Return each line of the data below verbatim; pictures are to be left out.

Source excerpt:
::::::::::
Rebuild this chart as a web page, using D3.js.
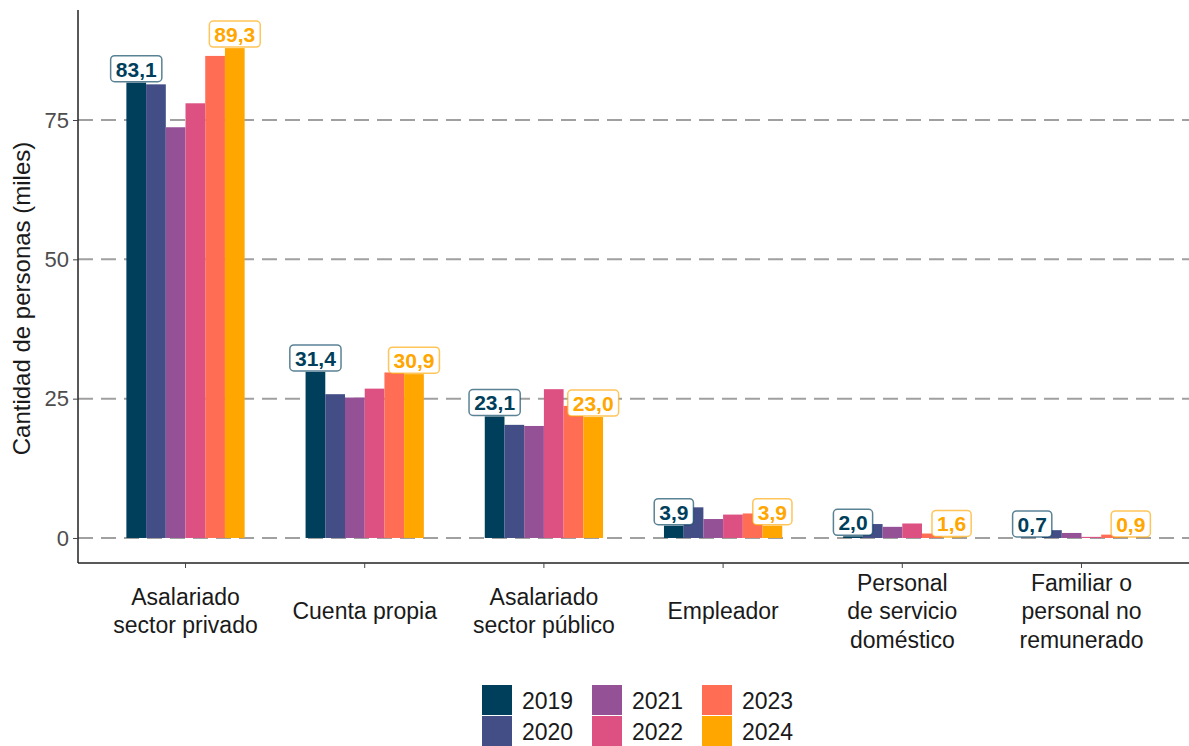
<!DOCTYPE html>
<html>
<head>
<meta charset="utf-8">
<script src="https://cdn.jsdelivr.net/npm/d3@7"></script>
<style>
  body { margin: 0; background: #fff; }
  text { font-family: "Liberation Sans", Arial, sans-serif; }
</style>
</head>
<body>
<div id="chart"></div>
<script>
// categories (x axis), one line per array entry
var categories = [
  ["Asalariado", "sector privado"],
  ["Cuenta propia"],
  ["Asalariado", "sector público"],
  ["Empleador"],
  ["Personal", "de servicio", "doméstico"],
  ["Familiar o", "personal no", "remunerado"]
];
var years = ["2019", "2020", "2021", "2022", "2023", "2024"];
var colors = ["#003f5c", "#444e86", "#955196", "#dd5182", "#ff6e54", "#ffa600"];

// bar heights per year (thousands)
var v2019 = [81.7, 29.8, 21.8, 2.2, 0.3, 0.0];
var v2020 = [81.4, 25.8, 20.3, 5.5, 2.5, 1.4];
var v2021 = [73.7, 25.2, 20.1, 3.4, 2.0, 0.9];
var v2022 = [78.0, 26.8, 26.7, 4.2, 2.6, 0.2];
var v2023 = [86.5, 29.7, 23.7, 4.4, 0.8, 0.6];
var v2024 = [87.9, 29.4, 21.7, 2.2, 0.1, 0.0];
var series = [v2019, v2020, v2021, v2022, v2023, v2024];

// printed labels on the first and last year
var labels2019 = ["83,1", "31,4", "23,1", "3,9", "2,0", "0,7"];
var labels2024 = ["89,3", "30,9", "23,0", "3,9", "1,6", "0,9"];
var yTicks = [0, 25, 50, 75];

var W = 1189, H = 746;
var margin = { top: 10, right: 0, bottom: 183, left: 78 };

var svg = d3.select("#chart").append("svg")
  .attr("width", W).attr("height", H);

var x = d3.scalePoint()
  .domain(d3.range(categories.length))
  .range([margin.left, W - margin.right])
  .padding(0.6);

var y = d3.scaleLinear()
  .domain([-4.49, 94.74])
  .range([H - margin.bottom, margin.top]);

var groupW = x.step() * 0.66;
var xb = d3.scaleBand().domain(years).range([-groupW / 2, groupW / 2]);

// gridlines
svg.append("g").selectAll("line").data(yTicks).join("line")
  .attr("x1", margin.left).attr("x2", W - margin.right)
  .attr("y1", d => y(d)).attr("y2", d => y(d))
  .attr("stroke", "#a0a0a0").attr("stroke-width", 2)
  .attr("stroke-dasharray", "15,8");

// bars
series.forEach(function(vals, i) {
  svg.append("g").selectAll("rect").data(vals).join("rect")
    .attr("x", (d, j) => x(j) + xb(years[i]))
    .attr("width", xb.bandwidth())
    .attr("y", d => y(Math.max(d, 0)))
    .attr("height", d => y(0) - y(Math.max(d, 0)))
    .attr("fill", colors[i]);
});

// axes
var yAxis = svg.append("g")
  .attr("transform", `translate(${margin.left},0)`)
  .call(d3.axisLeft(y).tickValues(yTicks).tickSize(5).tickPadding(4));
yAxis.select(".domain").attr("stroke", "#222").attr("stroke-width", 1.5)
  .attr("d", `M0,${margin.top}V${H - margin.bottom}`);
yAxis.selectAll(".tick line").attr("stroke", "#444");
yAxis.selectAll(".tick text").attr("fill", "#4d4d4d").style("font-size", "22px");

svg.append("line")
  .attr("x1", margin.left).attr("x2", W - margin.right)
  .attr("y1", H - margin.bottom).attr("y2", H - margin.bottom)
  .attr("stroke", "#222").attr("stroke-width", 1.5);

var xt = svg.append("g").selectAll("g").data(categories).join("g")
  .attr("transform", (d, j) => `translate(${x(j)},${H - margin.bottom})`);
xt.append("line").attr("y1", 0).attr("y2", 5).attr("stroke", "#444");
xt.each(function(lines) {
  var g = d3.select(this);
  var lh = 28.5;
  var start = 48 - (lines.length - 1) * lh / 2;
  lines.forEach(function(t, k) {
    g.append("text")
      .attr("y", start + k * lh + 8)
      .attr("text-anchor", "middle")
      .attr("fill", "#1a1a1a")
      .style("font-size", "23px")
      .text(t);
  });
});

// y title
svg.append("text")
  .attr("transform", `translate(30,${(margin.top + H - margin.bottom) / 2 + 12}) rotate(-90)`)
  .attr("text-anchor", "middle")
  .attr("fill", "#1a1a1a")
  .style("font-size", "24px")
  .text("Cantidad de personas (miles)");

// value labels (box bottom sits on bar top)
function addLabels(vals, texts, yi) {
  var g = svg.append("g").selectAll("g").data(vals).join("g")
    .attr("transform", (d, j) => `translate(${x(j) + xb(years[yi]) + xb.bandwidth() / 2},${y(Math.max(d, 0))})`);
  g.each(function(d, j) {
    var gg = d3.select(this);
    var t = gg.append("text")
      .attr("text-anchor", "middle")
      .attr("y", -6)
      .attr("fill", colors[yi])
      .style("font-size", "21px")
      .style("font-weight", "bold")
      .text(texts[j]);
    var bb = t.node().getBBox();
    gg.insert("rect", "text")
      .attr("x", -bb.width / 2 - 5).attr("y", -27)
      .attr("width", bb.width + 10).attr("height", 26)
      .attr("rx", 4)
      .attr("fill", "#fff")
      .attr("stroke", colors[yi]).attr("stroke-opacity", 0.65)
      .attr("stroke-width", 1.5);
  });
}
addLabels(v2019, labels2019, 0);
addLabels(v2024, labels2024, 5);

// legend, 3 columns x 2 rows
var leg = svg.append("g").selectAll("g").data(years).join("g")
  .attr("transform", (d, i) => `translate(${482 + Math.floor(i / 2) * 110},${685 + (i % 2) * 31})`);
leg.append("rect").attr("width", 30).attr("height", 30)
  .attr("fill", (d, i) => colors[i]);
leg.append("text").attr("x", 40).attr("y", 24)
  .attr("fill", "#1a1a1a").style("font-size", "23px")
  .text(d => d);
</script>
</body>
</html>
::::::::::
Task answer:
Rebuild this chart as a web page, using D3.js.
<!DOCTYPE html>
<html>
<head>
<meta charset="utf-8">
<script src="https://cdn.jsdelivr.net/npm/d3@7"></script>
<style>
  body { margin: 0; background: #fff; }
  text { font-family: "Liberation Sans", Arial, sans-serif; }
</style>
</head>
<body>
<div id="chart"></div>
<script>
// categories (x axis), one line per array entry
var categories = [
  ["Asalariado", "sector privado"],
  ["Cuenta propia"],
  ["Asalariado", "sector público"],
  ["Empleador"],
  ["Personal", "de servicio", "doméstico"],
  ["Familiar o", "personal no", "remunerado"]
];
var years = ["2019", "2020", "2021", "2022", "2023", "2024"];
var colors = ["#003f5c", "#444e86", "#955196", "#dd5182", "#ff6e54", "#ffa600"];

// bar heights per year (thousands)
var v2019 = [81.7, 29.8, 21.8, 2.2, 0.3, 0.0];
var v2020 = [81.4, 25.8, 20.3, 5.5, 2.5, 1.4];
var v2021 = [73.7, 25.2, 20.1, 3.4, 2.0, 0.9];
var v2022 = [78.0, 26.8, 26.7, 4.2, 2.6, 0.2];
var v2023 = [86.5, 29.7, 23.7, 4.4, 0.8, 0.6];
var v2024 = [87.9, 29.4, 21.7, 2.2, 0.1, 0.0];
var series = [v2019, v2020, v2021, v2022, v2023, v2024];

// printed labels on the first and last year
var labels2019 = ["83,1", "31,4", "23,1", "3,9", "2,0", "0,7"];
var labels2024 = ["89,3", "30,9", "23,0", "3,9", "1,6", "0,9"];
var yTicks = [0, 25, 50, 75];

var W = 1189, H = 746;
var margin = { top: 10, right: 0, bottom: 183, left: 78 };

var svg = d3.select("#chart").append("svg")
  .attr("width", W).attr("height", H);

var x = d3.scalePoint()
  .domain(d3.range(categories.length))
  .range([margin.left, W - margin.right])
  .padding(0.6);

var y = d3.scaleLinear()
  .domain([-4.49, 94.74])
  .range([H - margin.bottom, margin.top]);

var groupW = x.step() * 0.66;
var xb = d3.scaleBand().domain(years).range([-groupW / 2, groupW / 2]);

// gridlines
svg.append("g").selectAll("line").data(yTicks).join("line")
  .attr("x1", margin.left).attr("x2", W - margin.right)
  .attr("y1", d => y(d)).attr("y2", d => y(d))
  .attr("stroke", "#a0a0a0").attr("stroke-width", 2)
  .attr("stroke-dasharray", "15,8");

// bars
series.forEach(function(vals, i) {
  svg.append("g").selectAll("rect").data(vals).join("rect")
    .attr("x", (d, j) => x(j) + xb(years[i]))
    .attr("width", xb.bandwidth())
    .attr("y", d => y(Math.max(d, 0)))
    .attr("height", d => y(0) - y(Math.max(d, 0)))
    .attr("fill", colors[i]);
});

// axes
var yAxis = svg.append("g")
  .attr("transform", `translate(${margin.left},0)`)
  .call(d3.axisLeft(y).tickValues(yTicks).tickSize(5).tickPadding(4));
yAxis.select(".domain").attr("stroke", "#222").attr("stroke-width", 1.5)
  .attr("d", `M0,${margin.top}V${H - margin.bottom}`);
yAxis.selectAll(".tick line").attr("stroke", "#444");
yAxis.selectAll(".tick text").attr("fill", "#4d4d4d").style("font-size", "22px");

svg.append("line")
  .attr("x1", margin.left).attr("x2", W - margin.right)
  .attr("y1", H - margin.bottom).attr("y2", H - margin.bottom)
  .attr("stroke", "#222").attr("stroke-width", 1.5);

var xt = svg.append("g").selectAll("g").data(categories).join("g")
  .attr("transform", (d, j) => `translate(${x(j)},${H - margin.bottom})`);
xt.append("line").attr("y1", 0).attr("y2", 5).attr("stroke", "#444");
xt.each(function(lines) {
  var g = d3.select(this);
  var lh = 28.5;
  var start = 48 - (lines.length - 1) * lh / 2;
  lines.forEach(function(t, k) {
    g.append("text")
      .attr("y", start + k * lh + 8)
      .attr("text-anchor", "middle")
      .attr("fill", "#1a1a1a")
      .style("font-size", "23px")
      .text(t);
  });
});

// y title
svg.append("text")
  .attr("transform", `translate(30,${(margin.top + H - margin.bottom) / 2 + 12}) rotate(-90)`)
  .attr("text-anchor", "middle")
  .attr("fill", "#1a1a1a")
  .style("font-size", "24px")
  .text("Cantidad de personas (miles)");

// value labels (box bottom sits on bar top)
function addLabels(vals, texts, yi) {
  var g = svg.append("g").selectAll("g").data(vals).join("g")
    .attr("transform", (d, j) => `translate(${x(j) + xb(years[yi]) + xb.bandwidth() / 2},${y(Math.max(d, 0))})`);
  g.each(function(d, j) {
    var gg = d3.select(this);
    var t = gg.append("text")
      .attr("text-anchor", "middle")
      .attr("y", -6)
      .attr("fill", colors[yi])
      .style("font-size", "21px")
      .style("font-weight", "bold")
      .text(texts[j]);
    var bb = t.node().getBBox();
    gg.insert("rect", "text")
      .attr("x", -bb.width / 2 - 5).attr("y", -27)
      .attr("width", bb.width + 10).attr("height", 26)
      .attr("rx", 4)
      .attr("fill", "#fff")
      .attr("stroke", colors[yi]).attr("stroke-opacity", 0.65)
      .attr("stroke-width", 1.5);
  });
}
addLabels(v2019, labels2019, 0);
addLabels(v2024, labels2024, 5);

// legend, 3 columns x 2 rows
var leg = svg.append("g").selectAll("g").data(years).join("g")
  .attr("transform", (d, i) => `translate(${482 + Math.floor(i / 2) * 110},${685 + (i % 2) * 31})`);
leg.append("rect").attr("width", 30).attr("height", 30)
  .attr("fill", (d, i) => colors[i]);
leg.append("text").attr("x", 40).attr("y", 24)
  .attr("fill", "#1a1a1a").style("font-size", "23px")
  .text(d => d);
</script>
</body>
</html>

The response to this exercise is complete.